Extremely important are:

–         The use of a cultural empathy and being in / creating a multi-cultural environment.

–         Think about whether you can do it yourself before going to a consultant, because you always know your own needs better than they do.

This makes you more independent, self-steering and more flexible.

Most importantly, even if you evolve well to become future proof, you must always remain a freshman. In the sense that you regularly still practice. Otherwise ideas turn into sterile theory that everyone eventually distrusts, except those who are concerned with ‘conspiracy theories’. So take your time for theory, but also for practice. Take pleasure in both, come up with original things, and before you know it there will be another evolution. This requires interest, as the engine of lifelong learning. When is the best time to do that? When you feel the passion for it. For the content. Note: you don’t have to have a passion to do “something”, but to do “that”.

To further steer that in the right direction, you have to break through the bubble that you were taught in your upbringing. To see your blind spots in what you want to develop. Therefore: travel, do conferences, imagine your dreams, start a ‘secret’ talk club for extreme thoughts.

So: as said: passion comes first. You have to dream big, but start small. Step by step you move forward. Provide content first, look and feel after. Collaborate with competitors and see what you can create together. Go hang out with them. And put your passion to the test.

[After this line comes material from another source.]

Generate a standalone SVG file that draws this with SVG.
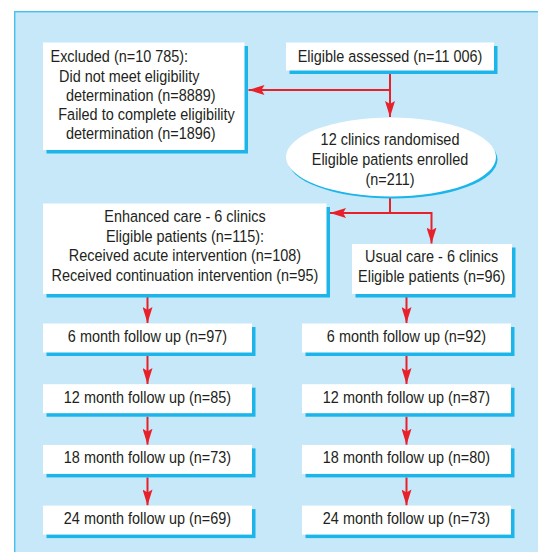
<svg xmlns="http://www.w3.org/2000/svg" width="538" height="552" viewBox="0 0 538 552">
<defs>
<style>
.box{fill:#ffffff}
.sh{fill:#1bb5ea}
text{font-family:"Liberation Sans",Arial,sans-serif;font-size:16.5px;fill:#231f20}
.c{text-anchor:middle}
.ln{fill:none;stroke:#e8202a;stroke-width:2}
</style>
<marker id="ah" viewBox="0 0 16 10" refX="16" refY="5" markerWidth="16" markerHeight="10" markerUnits="userSpaceOnUse" orient="auto">
<path d="M0,0 L16,5 L0,10 L3,5 Z" fill="#e8202a"/>
</marker>
</defs>
<rect x="14.7" y="11.7" width="530" height="550" fill="#c6e8f8" stroke="#45c0ef" stroke-width="1.4"/>

<g id="connectors">
<path class="ln" d="M390,74 V117" marker-end="url(#ah)"/>
<path class="ln" d="M390,90 H248.5" marker-end="url(#ah)"/>
<path class="ln" d="M390,198 V213 H330" marker-end="url(#ah)"/>
<path class="ln" d="M390,213 H431.5 V243.5" marker-end="url(#ah)"/>
<path class="ln" d="M147.5,297 V323" marker-end="url(#ah)"/>
<path class="ln" d="M147.5,356 V384" marker-end="url(#ah)"/>
<path class="ln" d="M147.5,416.7 V444.7" marker-end="url(#ah)"/>
<path class="ln" d="M147.5,477.4 V505.4" marker-end="url(#ah)"/>
<path class="ln" d="M406.5,296 V323" marker-end="url(#ah)"/>
<path class="ln" d="M406.5,356 V384" marker-end="url(#ah)"/>
<path class="ln" d="M406.5,416.7 V444.7" marker-end="url(#ah)"/>
<path class="ln" d="M406.5,477.4 V505.4" marker-end="url(#ah)"/>
</g>

<g id="excluded">
<rect class="sh" x="46.5" y="46" width="201.5" height="107.5"/>
<rect class="box" x="43" y="42.5" width="201.5" height="107.5"/>
<text transform="translate(50.5,62.3) scale(0.875,1)">Excluded (n=10 785):</text>
<text transform="translate(59,81.5) scale(0.875,1)">Did not meet eligibility</text>
<text transform="translate(66,100.5) scale(0.875,1)">determination (n=8889)</text>
<text transform="translate(58.3,119.5) scale(0.875,1)">Failed to complete eligibility</text>
<text transform="translate(66,138.5) scale(0.875,1)">determination (n=1896)</text>
</g>

<g id="eligible">
<rect class="sh" x="289.5" y="46" width="208" height="28"/>
<rect class="box" x="286" y="42.5" width="208" height="28"/>
<text class="c" transform="translate(390,62.3) scale(0.875,1)">Eligible assessed (n=11 006)</text>
</g>

<g id="randomised">
<ellipse class="sh" cx="392.5" cy="159.5" rx="105" ry="39"/>
<ellipse class="box" cx="391" cy="157" rx="105" ry="39.5"/>
<text class="c" transform="translate(390,145) scale(0.875,1)">12 clinics randomised</text>
<text class="c" transform="translate(390,165) scale(0.875,1)">Eligible patients enrolled</text>
<text class="c" transform="translate(390,185) scale(0.875,1)">(n=211)</text>
</g>

<g id="enhanced">
<rect class="sh" x="46.5" y="207" width="283.5" height="90.5"/>
<rect class="box" x="43" y="203.5" width="283.5" height="90.5"/>
<text class="c" transform="translate(185,221.7) scale(0.875,1)">Enhanced care - 6 clinics</text>
<text class="c" transform="translate(185,241.5) scale(0.875,1)">Eligible patients (n=115):</text>
<text class="c" transform="translate(185,261.3) scale(0.875,1)">Received acute intervention (n=108)</text>
<text class="c" transform="translate(185,281.1) scale(0.875,1)">Received continuation intervention (n=95)</text>
</g>

<g id="usual">
<rect class="sh" x="355.5" y="247.5" width="160" height="50"/>
<rect class="box" x="352" y="244" width="160" height="50"/>
<text class="c" transform="translate(431.7,261.7) scale(0.875,1)">Usual care - 6 clinics</text>
<text class="c" transform="translate(431.7,281.5) scale(0.875,1)">Eligible patients (n=96)</text>
</g>

<g id="enh6">
<rect class="sh" x="46.5" y="327" width="209" height="29"/>
<rect class="box" x="43" y="323.5" width="209" height="29"/>
<text class="c" transform="translate(147.5,342) scale(0.875,1)">6 month follow up (n=97)</text>
</g>
<g id="enh12">
<rect class="sh" x="46.5" y="387.7" width="209" height="29"/>
<rect class="box" x="43" y="384.2" width="209" height="29"/>
<text class="c" transform="translate(147.5,402.7) scale(0.875,1)">12 month follow up (n=85)</text>
</g>
<g id="enh18">
<rect class="sh" x="46.5" y="448.4" width="209" height="29"/>
<rect class="box" x="43" y="444.9" width="209" height="29"/>
<text class="c" transform="translate(147.5,463.4) scale(0.875,1)">18 month follow up (n=73)</text>
</g>
<g id="enh24">
<rect class="sh" x="46.5" y="509.1" width="209" height="29"/>
<rect class="box" x="43" y="505.6" width="209" height="29"/>
<text class="c" transform="translate(147.5,524.1) scale(0.875,1)">24 month follow up (n=69)</text>
</g>

<g id="usu6">
<rect class="sh" x="305.5" y="327" width="209" height="29"/>
<rect class="box" x="302" y="323.5" width="209" height="29"/>
<text class="c" transform="translate(406.5,342) scale(0.875,1)">6 month follow up (n=92)</text>
</g>
<g id="usu12">
<rect class="sh" x="305.5" y="387.7" width="209" height="29"/>
<rect class="box" x="302" y="384.2" width="209" height="29"/>
<text class="c" transform="translate(406.5,402.7) scale(0.875,1)">12 month follow up (n=87)</text>
</g>
<g id="usu18">
<rect class="sh" x="305.5" y="448.4" width="209" height="29"/>
<rect class="box" x="302" y="444.9" width="209" height="29"/>
<text class="c" transform="translate(406.5,463.4) scale(0.875,1)">18 month follow up (n=80)</text>
</g>
<g id="usu24">
<rect class="sh" x="305.5" y="509.1" width="209" height="29"/>
<rect class="box" x="302" y="505.6" width="209" height="29"/>
<text class="c" transform="translate(406.5,524.1) scale(0.875,1)">24 month follow up (n=73)</text>
</g>
</svg>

Besides all this that is based on good will, saying that there is a threat is usually meaningless. One must feel it. So creativity is needed to make this feel. This creativity must be stimulated from the youth years. A STEM (Science, Technology, Engineering, Mathematics) education should therefore also contain art. (Then it becomes STEAM) After all, design is necessary to establish a link between people and technology.

Thinking about the future should always be based on today’s reality. Otherwise it will not be accepted. That is why working step by step is also important here. A challenge for crisis teams is therefore the fact that risks sometimes seem to make leaps and bounds, because events can sometimes occur suddenly.

To think about the future from the present, with a multi-cultural and technical and scientific background, you should also visit other entities and other governments. Discuss with them their approach and point of view and your own.

However, to think diversely in a group, inclusion is needed. A good Cultural Quotient (CQ) (and culture-based empathy) and adaptability are required for this. Together you have more depth and therefore better insights into your own situation. A better 360° view. Without inclusion, it is just a check-the-box exercise for diversity policy. With a good CQ, look not only inwardly, into your own organization, but also at world developments, far and near from you. Look to the future and the past, to be and remain successful. A strong element in this can be creating your own knowledge-sharing network for people with common interests. A mindset to dare to take risks is essential here.

What must, as an example of daring, is to regularly (dare to) raise the bar. The crisis teams must be informed about the world. In addition, risk leadership is a means to this end. Everything must be openly discussed, hard for the results but with a heart for the people.

In line with this, it makes sense for each of the employees in the crisis teams to look daily at what they are grateful for that day, every day. This focuses on the positive, which increases resilience. Because gratitude, just like being flexible, leads to more happiness. And happiness is one of the most essential conditions for being future-proof.